The question that we have been asking ourselves since last year, but in recent weeks has caused more and more conflicting predictions, is whether and when the interest rates on loans in our country will follow this trend. The latest data as of December show that the increase is carried over to business loans - 1.75 points higher interest rates on new loans in euros worth more than 1 million euros and 0.86 points higher on new loans in BGN compared with December 2021, as well as with consumer loans – a 1.1 point increase compared to the end of 2021. At the same time, we see no change in housing lending. If we are looking for a logical explanation, it is likely that in practice mainly mortgage loans with variable rates are offered, tied to the average interest rates on deposits - this is how banks guarantee their interest margin by being able to pass on a possible future increase in interest rates on deposits to debtors. And the data show that interest rates on household deposits are still practically zero, commented Lachezar Bogdanov.

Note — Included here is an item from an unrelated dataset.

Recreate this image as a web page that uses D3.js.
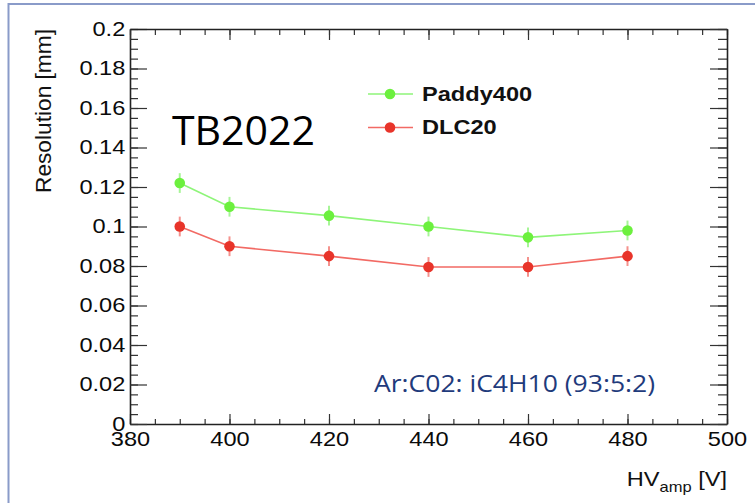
<!DOCTYPE html>
<html>
<head>
<meta charset="utf-8">
<script src="https://cdn.jsdelivr.net/npm/d3@7"></script>
<style>
  body { margin: 0; background: #fff; }
  svg text { font-family: "Liberation Sans", Arial, sans-serif; }
</style>
</head>
<body>
<div id="chart"></div>
<script>
const width = 755;
const height = 503;

// data
const hv = [390, 400, 420, 440, 460, 480];
const paddy400 = [0.122, 0.110, 0.1055, 0.100, 0.0945, 0.098];
const dlc20 = [0.100, 0.090, 0.085, 0.0795, 0.0795, 0.085];
const errPaddy = [0.005, 0.005, 0.005, 0.005, 0.005, 0.005];
const errDlc = [0.005, 0.005, 0.005, 0.005, 0.005, 0.005];
const seriesNames = ['Paddy400', 'DLC20'];
const xTicks = [380, 400, 420, 440, 460, 480, 500];
const yTicks = [0, 0.02, 0.04, 0.06, 0.08, 0.1, 0.12, 0.14, 0.16, 0.18, 0.2];

const frame = { left: 130, right: 727, top: 29, bottom: 424 };

const svg = d3.select('#chart').append('svg')
  .attr('width', width)
  .attr('height', height);

// slide border
svg.append('path')
  .attr('d', `M8.5,${height + 5} V4 H${width + 5}`)
  .attr('fill', 'none')
  .attr('stroke', '#8a9bc9')
  .attr('stroke-width', 2);

const x = d3.scaleLinear().domain([380, 500]).range([frame.left, frame.right]);
const y = d3.scaleLinear().domain([0, 0.2]).range([frame.bottom, frame.top]);

const fmt = (d) => String(+d.toFixed(3));
const stretch = 'scale(1.18,1)';

// minor ticks, all four sides
function minor(axis, tx, ty, vals) {
  svg.append('g').attr('transform', `translate(${tx},${ty})`)
    .call(axis.tickValues(vals).tickFormat('').tickSizeOuter(0))
    .call((g) => g.select('.domain').remove())
    .selectAll('line').attr('stroke', '#333').attr('stroke-width', 1.2);
}
const xMinor = x.ticks(24);
const yMinor = y.ticks(40);
minor(d3.axisBottom(x).tickSizeInner(-5), 0, frame.bottom, xMinor);
minor(d3.axisTop(x).tickSizeInner(-6), 0, frame.top, xMinor);
minor(d3.axisLeft(y).tickSizeInner(-8), frame.left, 0, yMinor);
minor(d3.axisRight(y).tickSizeInner(-9), frame.right, 0, yMinor);

// major ticks
const gx = svg.append('g')
  .attr('transform', `translate(0,${frame.bottom})`)
  .call(d3.axisBottom(x).tickValues(xTicks).tickFormat(d3.format('d'))
    .tickSizeInner(-10).tickSizeOuter(0).tickPadding(8));
const gy = svg.append('g')
  .attr('transform', `translate(${frame.left},0)`)
  .call(d3.axisLeft(y).tickValues(yTicks).tickFormat(fmt)
    .tickSizeInner(-17).tickSizeOuter(0).tickPadding(4));
const gt = svg.append('g')
  .attr('transform', `translate(0,${frame.top})`)
  .call(d3.axisTop(x).tickValues(xTicks).tickFormat('')
    .tickSizeInner(-11).tickSizeOuter(0));
const gr = svg.append('g')
  .attr('transform', `translate(${frame.right},0)`)
  .call(d3.axisRight(y).tickValues(yTicks).tickFormat('')
    .tickSizeInner(-17).tickSizeOuter(0));

[gx, gy, gt, gr].forEach((g) => {
  g.select('.domain').attr('stroke', '#222').attr('stroke-width', 1.6);
  g.selectAll('line').attr('stroke', '#333').attr('stroke-width', 1.2);
  g.selectAll('text')
    .attr('fill', '#0a0a0a')
    .style('font-size', '20px')
    .attr('transform', stretch);
});

// axis titles
svg.append('text')
  .attr('transform', `translate(51,${frame.top}) rotate(-90)`)
  .attr('text-anchor', 'end')
  .style('font-size', '22px')
  .attr('fill', '#111')
  .attr('textLength', 164)
  .attr('lengthAdjust', 'spacingAndGlyphs')
  .text('Resolution [mm]');

const xt = svg.append('text')
  .attr('transform', `translate(${frame.right},486) ${stretch}`)
  .attr('text-anchor', 'end')
  .attr('fill', '#111')
  .style('font-size', '20px');
xt.append('tspan').text('HV');
xt.append('tspan').attr('dy', 6).style('font-size', '14px').text('amp');
xt.append('tspan').attr('dy', -6).text(' [V]');

// data series
const series = [
  { name: seriesNames[0], values: paddy400, err: errPaddy, marker: '#6cf03e', line: '#8ef579', bar: '#a6f596' },
  { name: seriesNames[1], values: dlc20, err: errDlc, marker: '#e8342a', line: '#f26a64', bar: '#f4928d' },
];

const line = d3.line().x((d) => x(d.x)).y((d) => y(d.y));

series.forEach((s) => {
  const pts = hv.map((v, i) => ({ x: v, y: s.values[i], e: s.err[i] }));
  const g = svg.append('g');
  g.append('path')
    .datum(pts)
    .attr('d', line)
    .attr('fill', 'none')
    .attr('stroke', s.line)
    .attr('stroke-width', 1.6);
  g.selectAll('line.err')
    .data(pts)
    .enter()
    .append('line')
    .attr('class', 'err')
    .attr('x1', (d) => x(d.x))
    .attr('x2', (d) => x(d.x))
    .attr('y1', (d) => y(d.y - d.e))
    .attr('y2', (d) => y(d.y + d.e))
    .attr('stroke', s.bar)
    .attr('stroke-width', 2);
  g.selectAll('circle')
    .data(pts)
    .enter()
    .append('circle')
    .attr('cx', (d) => x(d.x))
    .attr('cy', (d) => y(d.y))
    .attr('r', 5.3)
    .attr('fill', s.marker);
});

// legend
const legend = svg.append('g').attr('transform', 'translate(368,94)');
series.forEach((s, i) => {
  const row = legend.append('g').attr('transform', `translate(0,${i * 33.5})`);
  row.append('line')
    .attr('x1', 0).attr('x2', 45)
    .attr('stroke', s.line).attr('stroke-width', 1.6);
  row.append('circle').attr('cx', 22).attr('r', 5.3).attr('fill', s.marker);
  row.append('text')
    .attr('transform', `translate(54,6.5) ${stretch}`)
    .style('font-size', '20px')
    .style('font-weight', 'bold')
    .attr('fill', '#111')
    .text(s.name);
});

// slide annotations
svg.append('text')
  .attr('x', 172)
  .attr('y', 145)
  .style('font-family', '"Open Sans", sans-serif')
  .style('font-size', '41px')
  .attr('fill', '#000')
  .attr('textLength', 143)
  .attr('lengthAdjust', 'spacingAndGlyphs')
  .text('TB2022');

svg.append('text')
  .attr('x', 374)
  .attr('y', 392)
  .style('font-family', '"Open Sans", sans-serif')
  .style('font-size', '23px')
  .attr('fill', '#1f3b7c')
  .attr('textLength', 281)
  .attr('lengthAdjust', 'spacingAndGlyphs')
  .text('Ar:C02: iC4H10 (93:5:2)');
</script>
</body>
</html>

How long will this remain so and can Bulgaria remain something of an "island" of low mortgage rates, fueling more housing purchases and construction? To the extent that the time lag in the transmission of high interest rates from the Eurozone to the Bulgarian financial system is explainable, expecting such "isolation" to continue indefinitely seems a rather risky bet. The correction of the real estate market may have already begun - the data from the real estate registry show, for example, that in the third and fourth quarters of 2022 there was a decline in registered sales in Sofia compared to the same quarters of 2021. For now, however, the number of contract mortgages in Sofia reports growth, although slightly slowed down in the last quarter of 2022. However, with a more significant change in interest rates, as well as with a tightening of requirements for debtors, a significant reduction in the number of new mortgage loans is possible, and hence - in the total market demand, with all subsequent effects on construction and related production and services.